Cliff: My girlfriend, Margaret. Just picked her up at the airport, dropped her off at the hotel. She'll be by in a few minutes.
Norm: All right! Margaret's back from Canada.
Cliff: Yeah, yeah. She just couldn't take those brutal freezing winters those sub-zero temperatures, the lonely sense of isolation, so she's, uh, coming back to me.
Carla: Yeah? Well, the grass is always greener.

Quote from Cliff

Sam: Hey, Cliffie, do we, uh, hear [glasses jingling] wedding bells?
Cliff: Ah. [chuckling] Not for this muchacho, there, Sammy.
Sam: What are you talking about? I thought you always wanted to get married.
Cliff: No, no, no, no.
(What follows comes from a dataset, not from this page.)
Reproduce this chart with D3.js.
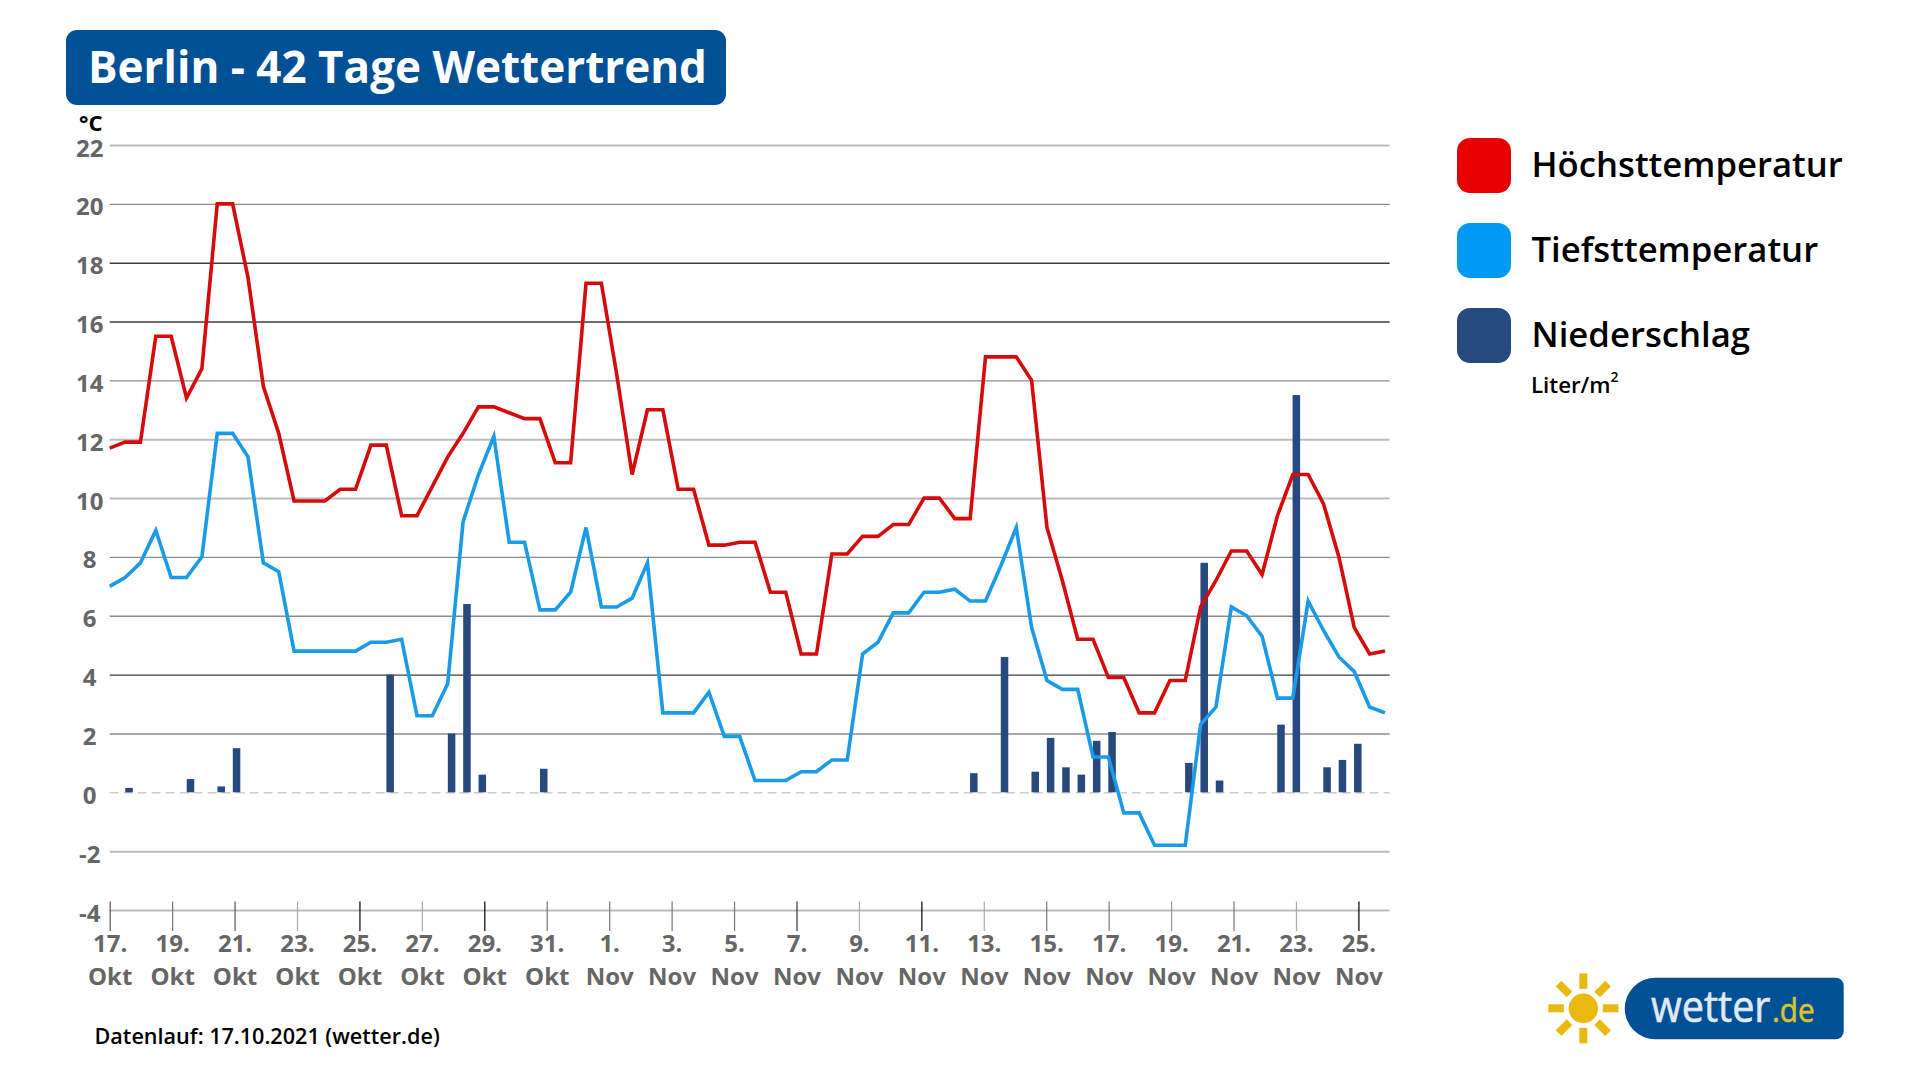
<!DOCTYPE html>
<html lang="de">
<head>
<meta charset="utf-8">
<title>Berlin - 42 Tage Wettertrend</title>
<script src="https://d3js.org/d3.v7.min.js"></script>
<style>
  html, body { margin: 0; padding: 0; background: #fff; }
  svg { display: block; }
  text { font-family: "Open Sans", sans-serif; }
</style>
</head>
<body>
<svg id="viz" width="1918" height="1079"></svg>
<script>
// --- 1. DATA ---
const TITLE = "Berlin - 42 Tage Wettertrend";
const SOURCE = "Datenlauf: 17.10.2021 (wetter.de)";
const LEGEND_LABELS = ["Höchsttemperatur", "Tiefsttemperatur", "Niederschlag"];

const tempTicks = [22, 20, 18, 16, 14, 12, 10, 8, 6, 4, 2, 0, -2, -4];
const dayLabels = ["17.", "19.", "21.", "23.", "25.", "27.", "29.", "31.", "1.", "3.", "5.", "7.", "9.", "11.", "13.", "15.", "17.", "19.", "21.", "23.", "25."];
const monthLabels = ["Okt", "Okt", "Okt", "Okt", "Okt", "Okt", "Okt", "Okt", "Nov", "Nov", "Nov", "Nov", "Nov", "Nov", "Nov", "Nov", "Nov", "Nov", "Nov", "Nov", "Nov"];

// two values per day, 42 days
const tempMax = [
  11.7, 11.9, 11.9, 15.5, 15.5, 13.4, 14.4, 20, 20, 17.5, 13.8, 12.2,
  9.9, 9.9, 9.9, 10.3, 10.3, 11.8, 11.8, 9.4, 9.4, 10.4, 11.4, 12.2,
  13.1, 13.1, 12.9, 12.7, 12.7, 11.2, 11.2, 17.3, 17.3, 14.2, 10.8, 13,
  13, 10.3, 10.3, 8.4, 8.4, 8.5, 8.5, 6.8, 6.8, 4.7, 4.7, 8.1,
  8.1, 8.7, 8.7, 9.1, 9.1, 10, 10, 9.3, 9.3, 14.8, 14.8, 14.8,
  14, 9, 7.2, 5.2, 5.2, 3.9, 3.9, 2.7, 2.7, 3.8, 3.8, 6.3,
  7.2, 8.2, 8.2, 7.4, 9.4, 10.8, 10.8, 9.8, 8, 5.6, 4.7, 4.8
];
const tempMin = [
  7, 7.3, 7.8, 8.9, 7.3, 7.3, 8, 12.2, 12.2, 11.4, 7.8, 7.5,
  4.8, 4.8, 4.8, 4.8, 4.8, 5.1, 5.1, 5.2, 2.6, 2.6, 3.7, 9.2,
  10.8, 12.1, 8.5, 8.5, 6.2, 6.2, 6.8, 9, 6.3, 6.3, 6.6, 7.8,
  2.7, 2.7, 2.7, 3.4, 1.9, 1.9, 0.4, 0.4, 0.4, 0.7, 0.7, 1.1,
  1.1, 4.7, 5.1, 6.1, 6.1, 6.8, 6.8, 6.9, 6.5, 6.5, 7.7, 9,
  5.6, 3.8, 3.5, 3.5, 1.2, 1.2, -0.7, -0.7, -1.8, -1.8, -1.8, 2.3,
  2.9, 6.3, 6, 5.3, 3.2, 3.2, 6.5, 5.5, 4.6, 4.1, 2.9, 2.7
];
const rain = [
  0, 0.15, 0, 0, 0, 0.45, 0, 0.2, 1.5, 0, 0, 0,
  0, 0, 0, 0, 0, 0, 4, 0, 0, 0, 2, 6.4,
  0.6, 0, 0, 0, 0.8, 0, 0, 0, 0, 0, 0, 0,
  0, 0, 0, 0, 0, 0, 0, 0, 0, 0, 0, 0,
  0, 0, 0, 0, 0, 0, 0, 0, 0.65, 0, 4.6, 0,
  0.7, 1.85, 0.85, 0.6, 1.75, 2.05, 0, 0, 0, 0, 1, 7.8,
  0.4, 0, 0, 0, 2.3, 13.5, 0, 0.85, 1.1, 1.65, 0, 0
];

// --- 2. STYLE ---
const COLORS = {
  brand: "#005096",
  high: "#d60b0b",
  low: "#1a9be8",
  rain: "#27497d",
  axisText: "#666666",
  sun: "#e8b90e",
  logoText: "#e0e9f3",
  logoDe: "#d9c32c"
};
const LEGEND_COLORS = ["#e60000", "#0099f5", "#254a80"];
// the rules and ticks do not all print with the same weight
const GRID_SHADES = ["#bbb", "#8c8c8c", "#3c3c3c", "#3c3c3c", "#8c8c8c", "#bbb", "#bbb", "#8c8c8c", "#8c8c8c", "#3c3c3c", "#8c8c8c", "#ccc", "#bbb", "#bbb"];
const TICK_SHADES = ["#555", "#777", "#555", "#aaa", "#000", "#aaa", "#000", "#777", "#777", "#777", "#777", "#333", "#aaa", "#000", "#aaa", "#777", "#777", "#999", "#777", "#aaa", "#000"];

// --- 3. SCALES ---
const svg = d3.select("#viz");
const PLOT = { left: 109.7, right: 1389.6, top: 145, bottom: 910 };

const y = d3.scaleLinear().domain([-4, 22]).range([PLOT.bottom, PLOT.top]);
const x = d3.scaleLinear().domain([0, tempMax.length - 1]).range([PLOT.left, 1385]);
const xBar = d3.scaleBand()
  .domain(d3.range(rain.length))
  .range([106, 1396.2])
  .paddingInner(0.51)
  .paddingOuter(0.255);
const xTick = d3.scalePoint().domain(d3.range(dayLabels.length)).range([PLOT.left, 1358.4]);

// --- 4. TITLE ---
svg.append("rect")
  .attr("x", 66).attr("y", 30).attr("width", 660).attr("height", 75).attr("rx", 11)
  .attr("fill", COLORS.brand);
svg.append("text")
  .attr("x", 88).attr("y", 83)
  .attr("font-size", 44).attr("font-weight", 700).attr("fill", "#fff")
  .text(TITLE);

// --- 5. AXES ---
const yAxis = svg.append("g")
  .attr("transform", `translate(${PLOT.left},0)`)
  .call(d3.axisLeft(y).tickValues(tempTicks).tickSize(-(PLOT.right - PLOT.left)).tickPadding(0).tickFormat(String));
yAxis.select(".domain").remove();
yAxis.selectAll(".tick line")
  .attr("stroke", (d, i) => GRID_SHADES[i])
  .attr("stroke-width", (d, i) => GRID_SHADES[i] === "#bbb" ? 2 : 1.4)
  .attr("stroke-dasharray", d => d === 0 ? "9 5" : null);
yAxis.selectAll(".tick text")
  .attr("x", -20).attr("dy", null).attr("y", 11)
  .attr("text-anchor", "middle")
  .attr("font-family", '"Open Sans", sans-serif')
  .attr("font-size", 24).attr("font-weight", 700)
  .attr("fill", COLORS.axisText);

svg.append("text")
  .attr("x", 79).attr("y", 131)
  .attr("font-size", 22).attr("font-weight", 700).attr("fill", "#000")
  .text("°C");

const xAxis = svg.append("g")
  .attr("transform", "translate(0,901.6)")
  .call(d3.axisBottom(xTick).tickSize(29.4).tickFormat(""));
xAxis.select(".domain").remove();
xAxis.selectAll(".tick line")
  .attr("stroke", (d, i) => TICK_SHADES[i])
  .attr("stroke-width", 1.2);
xAxis.selectAll(".tick text").each(function (d) {
  const label = d3.select(this)
    .attr("y", null).attr("dy", null)
    .attr("text-anchor", "middle")
    .attr("font-family", '"Open Sans", sans-serif')
    .attr("font-size", 24).attr("font-weight", 700)
    .attr("fill", COLORS.axisText);
  label.append("tspan").attr("x", 0).attr("y", 50.9).text(dayLabels[d]);
  label.append("tspan").attr("x", 0).attr("y", 83.4).text(monthLabels[d]);
});

// --- 6. MARKS ---
svg.append("g").selectAll("rect")
  .data(rain)
  .join("rect")
  .attr("x", (d, i) => xBar(i))
  .attr("width", xBar.bandwidth())
  .attr("y", d => y(d))
  .attr("height", d => y(0) - y(d))
  .attr("fill", COLORS.rain);

const line = d3.line().x((d, i) => x(i)).y(d => y(d));
[[tempMin, COLORS.low], [tempMax, COLORS.high]].forEach(([values, color]) => {
  svg.append("path")
    .attr("d", line(values))
    .attr("fill", "none")
    .attr("stroke", color)
    .attr("stroke-width", 3.6);
});

// --- 7. LEGEND ---
const legendY = d3.scalePoint().domain(LEGEND_LABELS).range([138, 308]);
const legend = svg.append("g").selectAll("g")
  .data(LEGEND_LABELS)
  .join("g")
  .attr("transform", d => `translate(1457,${legendY(d)})`);
legend.append("rect")
  .attr("width", 54).attr("height", 55).attr("rx", 13)
  .attr("fill", (d, i) => LEGEND_COLORS[i]);
legend.append("text")
  .attr("x", 74.5).attr("y", 38.7)
  .attr("font-size", 34.7).attr("font-weight", 600).attr("fill", "#000")
  .text(d => d);

const unit = svg.append("text")
  .attr("x", 1531).attr("y", 393)
  .attr("font-size", 22.3).attr("font-weight", 600).attr("fill", "#000");
unit.append("tspan").text("Liter/m");
unit.append("tspan").attr("font-size", 14).attr("dy", -11).text("2");

svg.append("text")
  .attr("x", 94.5).attr("y", 1043.6)
  .attr("font-size", 21.6).attr("font-weight", 600).attr("fill", "#000")
  .text(SOURCE);

// --- 8. LOGO ---
const logo = svg.append("g");
const sun = logo.append("g").attr("transform", "translate(1583.3,1008.3)");
sun.append("circle").attr("r", 14.7).attr("fill", COLORS.sun);
sun.selectAll("rect")
  .data(d3.range(8))
  .join("rect")
  .attr("x", -4).attr("y", -35).attr("width", 8).attr("height", 15.5)
  .attr("transform", d => `rotate(${d * 45})`)
  .attr("fill", COLORS.sun);
logo.append("path")
  .attr("d", "M1655.5,977.7H1835.7a8,8 0 0 1 8,8V1031.3a8,8 0 0 1 -8,8H1655.5a30.8,30.8 0 0 1 0,-61.6Z")
  .attr("fill", COLORS.brand);
logo.append("text")
  .attr("transform", "translate(1651,1022) scale(0.9,1)")
  .attr("font-family", 'Lato, "Open Sans", sans-serif')
  .attr("font-size", 44).attr("fill", COLORS.logoText)
  .attr("stroke", COLORS.logoText).attr("stroke-width", 0.6)
  .text("wetter");
logo.append("text")
  .attr("transform", "translate(1772,1022) scale(0.9,1)")
  .attr("font-family", 'Lato, "Open Sans", sans-serif')
  .attr("font-size", 33).attr("fill", COLORS.logoDe)
  .attr("stroke", COLORS.logoDe).attr("stroke-width", 0.6)
  .text(".de");
</script>
</body>
</html>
No time soon, that's for sure. Hey, there's still a lot of postage left on this U.S. male.

Quote from Norm

Rebecca: Sam, that's not the point. You were supposed to stay in peak physical condition. You know, caffeine loading could be the reason why we haven't been able to conceive for the last two months.
Sam: Come on. It's just a cup of coffee.
Rebecca: No, Sam, you have to promise me something. Till I am pregnant, you have to stay in better shape. You have to stop drinking coffee, stop eating junk food and stop staying up late watching movies.
Norm: Why don't you just kill the man?

Quote from Sam

Sam: All right, all right, all right. If you really think this is important, I'll, uh, I'll stop drinking coffee.
Rebecca: All right, good. I mean, we only have two days left in this month.
Sam: What do you mean?
Rebecca: Well, you see here on the calendar, l, I put a B for baby on the days when I'm likely to conceive. You know, the days when we should make love.
Sam: That's funny. I usually put an F.
Rebecca: F?
Sam: For "fertile." What did you think I meant? You know, I'm... I'm not so sure I want you to carry my baby.

Quote from Esther Clavin

Cliff: Listen, I've got some, uh, lunch reservations up there at Melville's for, uh, me and my gals. What do you say?
Esther Clavin: Oh, I get to have lunch, and then it's off to the ice floe.
Margaret: Oh, you must be referring to the custom of the Inuit people, where they set their golden-agers on an ice floe to die.
Esther Clavin: How did you know that?
Margaret: Oh, I love trivia.
Esther Clavin: Good answer.

Quote from Sam

Rebecca: I think I figured out why you haven't been able to give me a baby.
Sam: What makes you think it's my fault?
Rebecca: Well, I've been doing some reading, and I think I know what the problem is. You wear bikini briefs, don't you?
Sam: Sweetheart, I know the lights are usually out, but I do take 'em off.